Aux viticulteurs d’éviter de les polluer….
Francis
Cette technique est très bien pour neutraliser les métaux lourds,qui contrairement à ce que dit Patrick,se trouvent de façon naturelle dans les sols. Par contre le phosphore,la potasse,la magnésie et les oligo-éléments utiles ont pour vocation à y retourner.

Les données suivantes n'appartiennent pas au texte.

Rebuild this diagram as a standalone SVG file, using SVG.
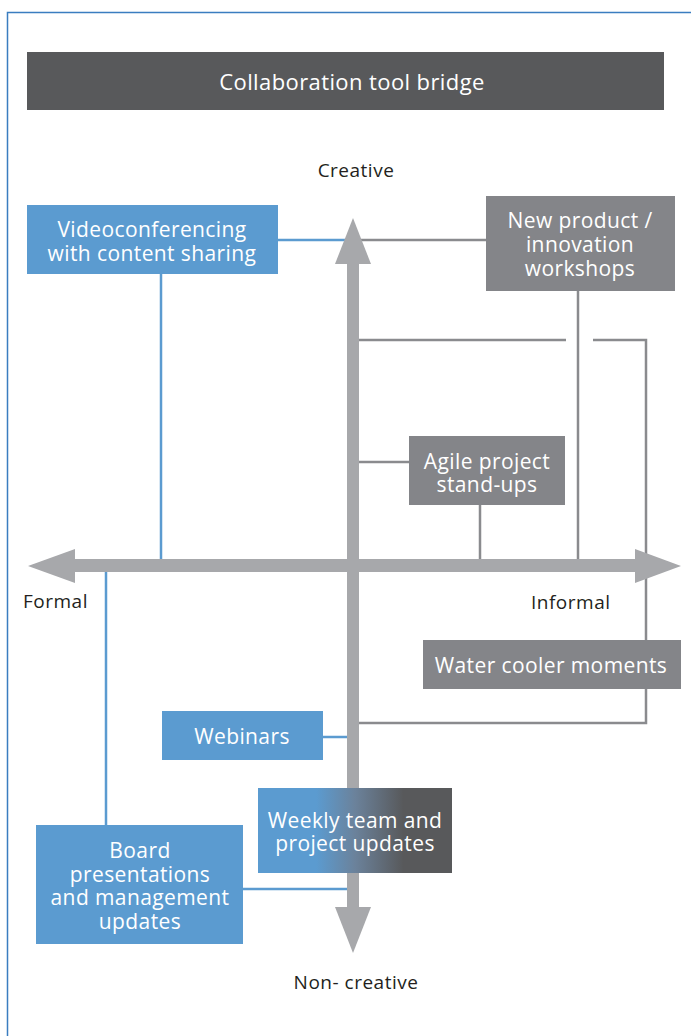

La difficulté est bien-sûr de faire le tri……
Daniel Jagline
On commence à voir émerger de toutes part des tentatives de réductions des coûts de traitements des divers déchêts, dans lesquels je placerais ici pour une raison de simplification les eaux usées, avec parfois même la création de filières de valorisation, outre les dangers inérant au risque de créer ainsi les conditions pour entretenir les conditions de création de ces déchets devenus valeur, ne risque-t-on pas également de favoriser la concentration d’éléments incorporant des polluants, et de les disséminer ?
Le commentaire de « Francis » me fait me poser cette question, en effet outre les éléments qu’il a listé, n’y a-t-il pas aussi dans ces « technosables » des résiduts de polluants chimiques qui auraient pu ne pas être éliminés par les différentes étapes misent en oeuvre pour arriver au produit final ?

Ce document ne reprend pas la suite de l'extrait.